Effects of Azido Bridge on Magnetic Properties of Dinuclear Nickel Complexes: Density Functional Theory Studies

The magnetic properties of the antiferromagnetic complex mu-1,3-N-3-Ni(II)[LNi2(N-3)](ClO4)(2) (L=pyrazolate) were investigated using density functional theory (DFT) calculations combined with the broken symmetry approach. The calculation results obtained using the hybrid density functional theory (HDFT) agree well with the experimental data, and accurately describe the magnetic properties of complex. The large energy splitting, 0.93-0.99 eV, between singly occupied molecular orbitals indicates that there is strong non-degeneracy between them, and the two coupling paths (azido and pyrazolate) in the complex show that there is overlap between the p orbitals of the N atoms.

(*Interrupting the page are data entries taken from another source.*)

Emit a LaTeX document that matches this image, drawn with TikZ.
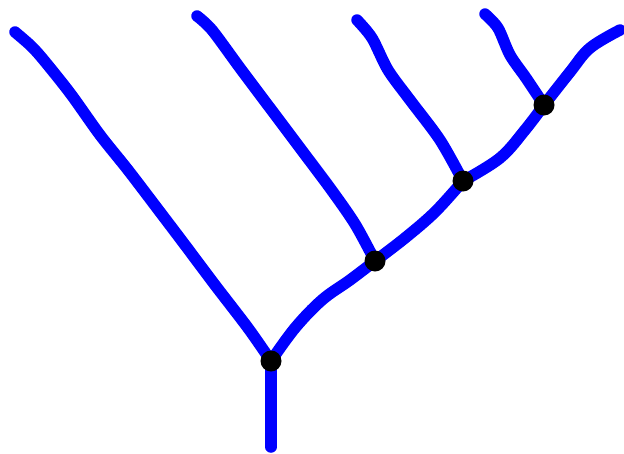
\documentclass[tikz,border=0pt]{standalone}
\begin{document}
\begin{tikzpicture}[x=1pt,y=-1pt,
  branch/.style={draw=blue,line width=11.5pt,line cap=round,line join=round},
  joint/.style={circle,fill=black,inner sep=0pt,minimum size=21pt}]
\useasboundingbox (0,0) rectangle (624,453);
\coordinate (r) at (271,447);
\coordinate (l1) at (15,32);
\coordinate (l2) at (197,16);
\coordinate (l3) at (357,20);
\coordinate (l4) at (485,14);
\coordinate (l5) at (620,30);
\coordinate (n1) at (271,361);
\coordinate (n2) at (375,261);
\coordinate (n3) at (463,181);
\coordinate (n4) at (544,105);
\draw[branch] (r) -- (271,400) -- (n1);
\draw[branch] plot[smooth,tension=0.5] coordinates {(l1) (30,45) (42,58) (70,93) (100,135) (128,170) (160,212) (185,245) (215,285) (248,328) (n1)};
\draw[branch] plot[smooth,tension=0.6] coordinates {(n1) (295,328) (322,300) (350,280) (n2)};
\draw[branch] plot[smooth,tension=0.5] coordinates {(l2) (212,30) (240,68) (270,108) (300,148) (330,188) (355,224) (n2)};
\draw[branch] plot[smooth,tension=0.6] coordinates {(n2) (405,238) (435,212) (n3)};
\draw[branch] plot[smooth,tension=0.5] coordinates {(l3) (372,38) (388,70) (410,100) (440,140) (n3)};
\draw[branch] plot[smooth,tension=0.6] coordinates {(n3) (500,158) (525,130) (n4)};
\draw[branch] plot[smooth,tension=0.5] coordinates {(l4) (498,28) (510,55) (526,78) (n4)};
\draw[branch] plot[smooth,tension=0.6] coordinates {(n4) (570,72) (590,48) (l5)};
\node[joint] (d1) at (n1) {};
\node[joint] (d2) at (n2) {};
\node[joint] (d3) at (n3) {};
\node[joint] (d4) at (n4) {};
\end{tikzpicture}
\end{document}
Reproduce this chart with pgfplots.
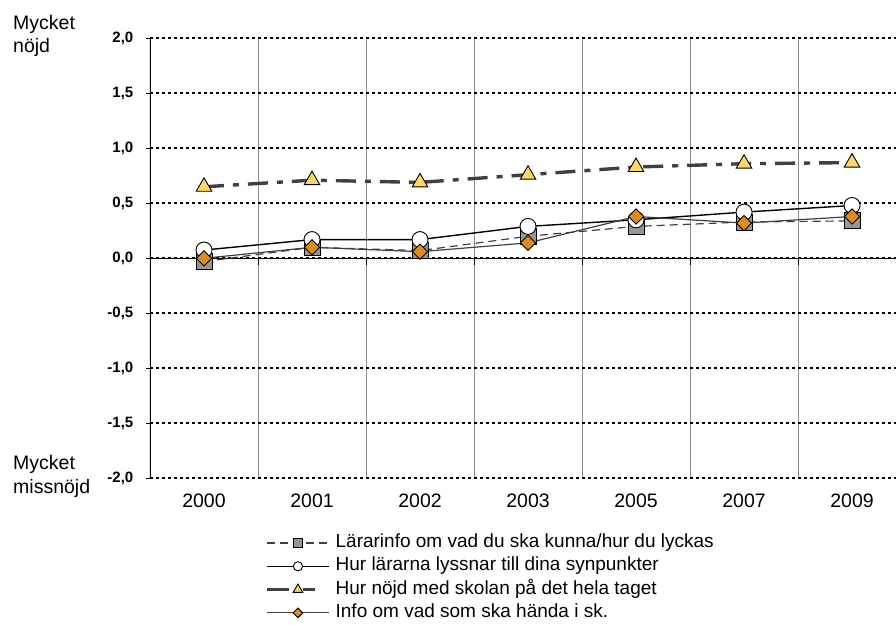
\documentclass[border=0pt]{standalone}
\usepackage{fontspec}
\setmainfont{Liberation Sans}
\usepackage{pgfplots}
\pgfplotsset{compat=1.18}
\definecolor{sqgrey}{RGB}{150,150,150}
\definecolor{trigold}{RGB}{255,215,100}
\definecolor{diaorange}{RGB}{222,140,30}
\definecolor{linegrey}{RGB}{64,64,64}
\definecolor{gridgrey}{RGB}{140,140,140}

\begin{document}
\begin{tikzpicture}[x=1bp,y=1bp]
\begin{axis}[
  at={(0,0)}, anchor=south west,
  scale only axis, width=746bp, height=440bp,
  xmin=-0.5, xmax=6.407, ymin=-2, ymax=2,
  axis line style={draw=none},
  xtick={0,1,2,3,4,5,6},
  xticklabels={2000,2001,2002,2003,2005,2007,2009},
  minor xtick={0.5,1.5,2.5,3.5,4.5,5.5},
  xtick style={draw=none}, minor tick style={draw=none},
  xminorgrids=true,
  minor x grid style={gridgrey, line width=0.9bp},
  ytick={-2,-1.5,-1,-0.5,0,0.5,1,1.5,2},
  ytick pos=left,
  ytick style={black, line width=1bp},
  tick align=center, major tick length=7bp,
  ymajorgrids=true,
  major y grid style={black, line width=1.6bp, dash pattern=on 3bp off 3bp},
  xticklabel style={font=\fontsize{19.5bp}{23bp}\selectfont, inner sep=0pt, yshift=-12bp},
  yticklabel style={font=\fontsize{15bp}{17bp}\selectfont\bfseries, inner sep=0pt, xshift=-13bp,
    /pgf/number format/.cd, fixed, fixed zerofill, precision=1, use comma, assume math mode=true},
  legend style={draw=none, fill=none, at={(0.1502,-0.1227)}, anchor=north west,
    font=\fontsize{19bp}{22bp}\selectfont,
    nodes={inner sep=0pt, text height=13bp, text depth=4bp},
    row sep=6.3bp, column sep=5bp},
  legend cell align=left,
  legend image code/.code={\draw[mark repeat=2,mark phase=2] plot coordinates {(0bp,0bp) (31bp,0bp) (62bp,0bp)};},
]
% axis line and zero line
\draw[black, line width=1.3bp] (axis cs:-0.5,-2) -- (axis cs:-0.5,2);
\draw[black, line width=1.3bp] (axis cs:-0.5,0) -- (axis cs:6.407,0);
\pgfplotsinvokeforeach{0.5,1.5,2.5,3.5,4.5,5.5}{
  \draw[black, line width=1bp] (axis cs:#1,0) -- ([yshift=-7bp]axis cs:#1,0);
}

\addplot[linegrey, line width=1.2bp, dash pattern=on 8bp off 5bp,
  mark=square*, mark size=8bp, mark options={solid, fill=sqgrey, draw=black, line width=0.9bp},
  legend image post style={mark size=4.6bp, line width=1.4bp}]
  coordinates {(0,-0.03) (1,0.10) (2,0.07) (3,0.20) (4,0.29) (5,0.33) (6,0.34)};
\addplot[black, line width=1.4bp,
  mark=*, mark size=8bp, mark options={solid, fill=white, draw=black, line width=0.9bp},
  legend image post style={mark size=4.6bp}]
  coordinates {(0,0.075) (1,0.17) (2,0.17) (3,0.29) (4,0.35) (5,0.42) (6,0.48)};
\addplot[linegrey, line width=3.4bp, dash pattern=on 20bp off 9bp on 6bp off 9bp,
  mark=triangle*, mark size=9bp, mark options={solid, fill=trigold, draw=black, line width=0.9bp},
  legend image post style={mark size=5.5bp, dash pattern=on 22bp off 14bp on 12bp off 20bp}]
  coordinates {(0,0.65) (1,0.71) (2,0.69) (3,0.76) (4,0.83) (5,0.86) (6,0.87)};
\addplot[linegrey, line width=1.2bp,
  mark=square*, mark size=5.4bp, mark options={solid, rotate=45, fill=diaorange, draw=black, line width=0.9bp},
  legend image post style={mark size=3.4bp}]
  coordinates {(0,0.0) (1,0.10) (2,0.06) (3,0.14) (4,0.38) (5,0.32) (6,0.38)};

\legend{Lärarinfo om vad du ska kunna/hur du lyckas,
  Hur lärarna lyssnar till dina synpunkter,
  Hur nöjd med skolan på det hela taget,
  Info om vad som ska hända i sk.}
\end{axis}
\begin{scope}[every node/.style={anchor=base west, inner sep=0pt, font=\fontsize{19.5bp}{23bp}\selectfont}]
\node at (-137,449) {Mycket};
\node at (-137,425.6) {nöjd};
\node at (-137,9) {Mycket};
\node at (-137,-15) {missnöjd};
\end{scope}
\pgfresetboundingbox
\path[use as bounding box] (-150,-146.7) rectangle (746,478.3);
\end{tikzpicture}
\end{document}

All these factors contribute to the antiferromagnetism of the complex. The magnetic properties of the complex are also closely related to the dihedral angle tau of Ni-N-N-N-Ni. The antiferromagnetism of the complex increases as tau decreases from -55.38 degrees to -1.5 degrees the maximum absolute value of magnetic coupling constant (J(ab)) occurs at -11.95 degrees (J(ab)=-151.02 cm(-1)). During this process, the coplanarity of the seven-membered ring, which consists of two Ni(II), one azido, and two bridging nitrogen atoms (N(4) and N(5)), is enhanced, i.e., coplanarity increases the antiferromagnetism of the complex.